Cats out of the Bag
Jaguar I-Pace - Finally the big cat seems to be out ahead
Big companies pack big research and development budgets, that’s a given, but when you have a politically charged management chain longer than your CEO’s last quarterly pep talk, autonomy is not always a guarantee. When Jaguar decided to launch an electrically propelled SUV concept prior to the upcoming LA motor show, not many eyebrows should have been raised. European motoring super powers Mercedes-Benz, Audi and Porsche all devised their response to the (slow) realisation that dinosaur based fuel is not infinite in the last couple of years. The difference here is that Jaguar has been able to, and is, putting its relative lack of money where its mouth is in saying their concept is only 18 months away from the road.
The new I-Pace concept is not ground breaking, but it does represent the closest a mainstream manufacturer has come to creating their own bespoke electric car platform. The numbers all look comparative to a Tesla Model X, but with a lower quoted entry price and an increasingly desirable badge, the Jaguar could just slip into ‘they can’t build them fast enough’ territory. Smaller in exterior size than the F-Pace, the electric skateboard platform has allowed Jaguar to extend the wheelbase significantly over the F-Pace, imbuing it with even more interior accommodation. Proportionally the I-Pace shares nothing with any other Jaguar, yet thanks to increasingly strong corporate features it could be nothing but an Ian Callum designed motorcar. The cab forward design, a natural response to the lack of a chunky drivetrain slung in front of the driver, initially sits a little uncomfortably, but when you pick through the details and design choices the design team made, you begin to see the quality of Jaguar design.
It’s quite easy to say how and why all Callum Jaguars are pretty, they all feature on the same basic proportion set. This is usually a long bonnet, sleek glasshouse and cab back stance, but as when applied to the bigger F-Pace, it’s endearing to Callum and his team that it works just as well here. The difference with the I-Pace is the heightened complexity of surfacing and detailing. The usual curved haunches, tucked body sides and tapered rear end are all present, but here they interact with a more technical set of shapes and surfaces segmented with a light blue body line. Although not mentioned in the press release, this may be an attempt of Callum signifying the importance of the chassis lying underneath. Another clue to this ‘duality’ the I-Pace speaks to is the visual separation of the front bonnet and bumpers from the glasshouse, a sleek, and unexpected little detail. The boxier rear is the usual reaction to improving airflow around the rear, but it is interesting to see how they have so severely sloped the rear roofline and wrapped around the rear glass. It helps play with the scale, hiding the true size of the car. Elsewhere, Jaguar’s next generation of lighting graphics are also correct and present.

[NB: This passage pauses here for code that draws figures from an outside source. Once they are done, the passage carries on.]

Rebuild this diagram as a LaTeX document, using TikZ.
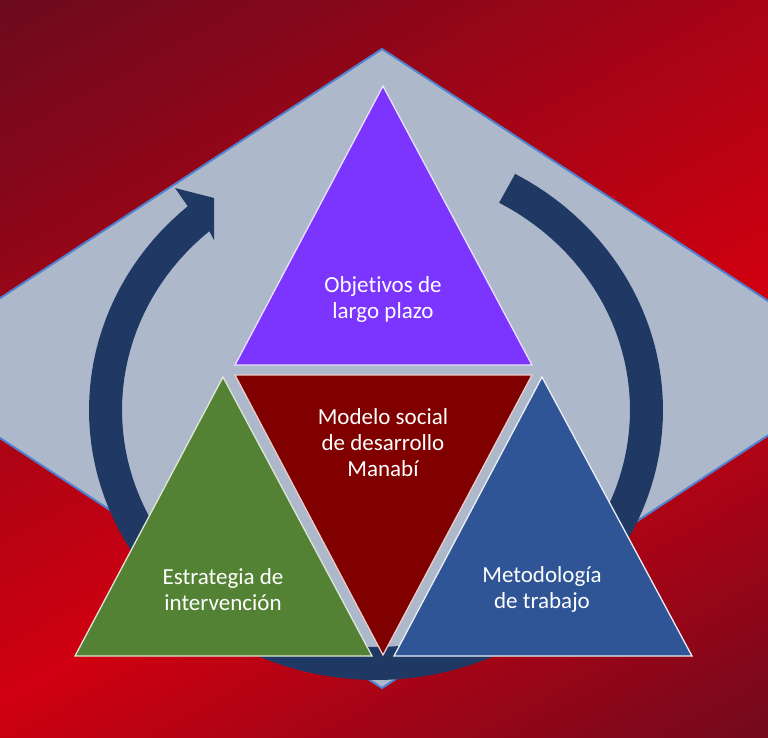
\documentclass[tikz,border=0pt]{standalone}
\usepackage{fontspec}
\setmainfont{Carlito}[Ligatures=NoCommon]
\definecolor{bgdark}{HTML}{6C0A1E}
\definecolor{bgbright}{HTML}{D00010}
\definecolor{diamondfill}{HTML}{ADB9CA}
\definecolor{diamondline}{HTML}{4F81D0}
\definecolor{ringblue}{HTML}{203864}
\definecolor{objpurple}{HTML}{7B35FF}
\definecolor{modred}{HTML}{800000}
\definecolor{estgreen}{HTML}{548235}
\definecolor{metblue}{HTML}{2F5597}
\begin{document}
\begin{tikzpicture}[x=1pt, y=-1pt,
	tri/.style={line width=1.3pt, line join=miter},
	tritext/.style={text=white, align=center, font=\fontsize{23}{26}\selectfont}]
	\useasboundingbox (0,0) rectangle (768,737);
	\clip (0,0) rectangle (768,737);
	\foreach \k in {0,...,175} {
		\pgfmathsetmacro\sa{\k*6}
		\pgfmathsetmacro\sb{\sa+7}
		\pgfmathsetmacro\p{\sa<614 ? \sa/614*100 : max(0,(1040-\sa)/426*100)}
		\colorlet{stripe}{bgbright!\p!bgdark}
		\fill [stripe] ({\sa*0.48-1000*0.878},{\sa*0.878+1000*0.48}) -- ({\sa*0.48+1000*0.878},{\sa*0.878-1000*0.48}) -- ({\sb*0.48+1000*0.878},{\sb*0.878-1000*0.48}) -- ({\sb*0.48-1000*0.878},{\sb*0.878+1000*0.48}) -- cycle;
	}
	\filldraw [fill=diamondfill, draw=diamondline, line width=2pt] (382,49) -- (871,368) -- (382,688) -- (-107,368) -- cycle;
	\fill [ringblue] plot [domain=61:-229, samples=120] ({376+287*cos(\x)}, {410-270*sin(\x)}) -- (175,188) -- (214,198) -- (214,240) -- plot [domain=-229:61, samples=120] ({376+254*cos(\x)}, {410-237*sin(\x)}) -- cycle;
	\filldraw [tri, fill=objpurple, draw=white!85!objpurple] (383,86) -- (532,365) -- (235,365) -- cycle;
	\filldraw [tri, fill=modred, draw=white!80!modred] (235,375) -- (532,375) -- (383,655) -- cycle;
	\filldraw [tri, fill=estgreen, draw=white!80!estgreen] (223,377) -- (372,656) -- (75,656) -- cycle;
	\filldraw [tri, fill=metblue, draw=white!90!metblue] (542,377) -- (692,656) -- (394,656) -- cycle;
	\node (objetivos) [tritext] at (383,299) {Objetivos de\\largo plazo};
	\node (modelo) [tritext] at (383,443) {Modelo social\\de desarrollo\\Manabí};
	\node (estrategia) [tritext] at (223,590) {Estrategia de\\intervención};
	\node (metodologia) [tritext] at (542,589) {Metodología\\de trabajo};
\end{tikzpicture}
\end{document}
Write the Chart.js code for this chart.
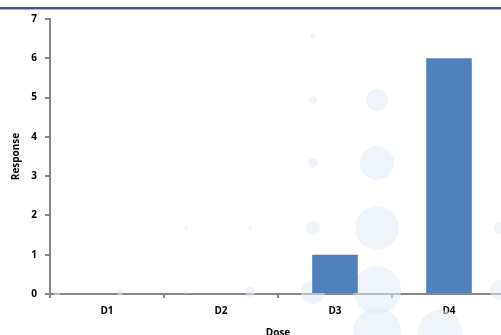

As with most production close concepts, the interior usually represents a closer interpretation of the future road cars. Here Jaguar has not strayed far from current themes, a move diversifying the tech leaps that will hopefully be implemented around the rest of the Jaguar Land Rover range in the coming years. It is a little disappointing to see a present lack of proper innovation inside, but unlike the German concepts, this has the reality of being on the road in 18 months and couldn’t resultantly be too far from production spec. It also would be nice to see a little more innovation in materials and finishes, again this is a model meant to bridge the strong Jaguar culture into a new century, but looks like a mid spec BMW i3 interior specification. I hope that the colour and trim team will be a little more adventurous in production trim.
For a little while, Jaguar has looked like the underachieving sibling next to its ivy-league Land Rover sibling, and the continued popularity of SUV’s will likely continue that trend, but I think this could be the breakthrough that Jaguar has so badly been wanting. To head into the electric battlefield with a 2 year head start over rivals could be Jaguars radar moment. They have always had the personnel, the drive and the brand, but it was the shrinking medium, which till this point held them back. During his chat with the press, Callum noted that this is Jaguar’s most important car since the E-Type. This is a sentiment I happen to agree with, only this time the cultural ramifications are not of style, but sensibility.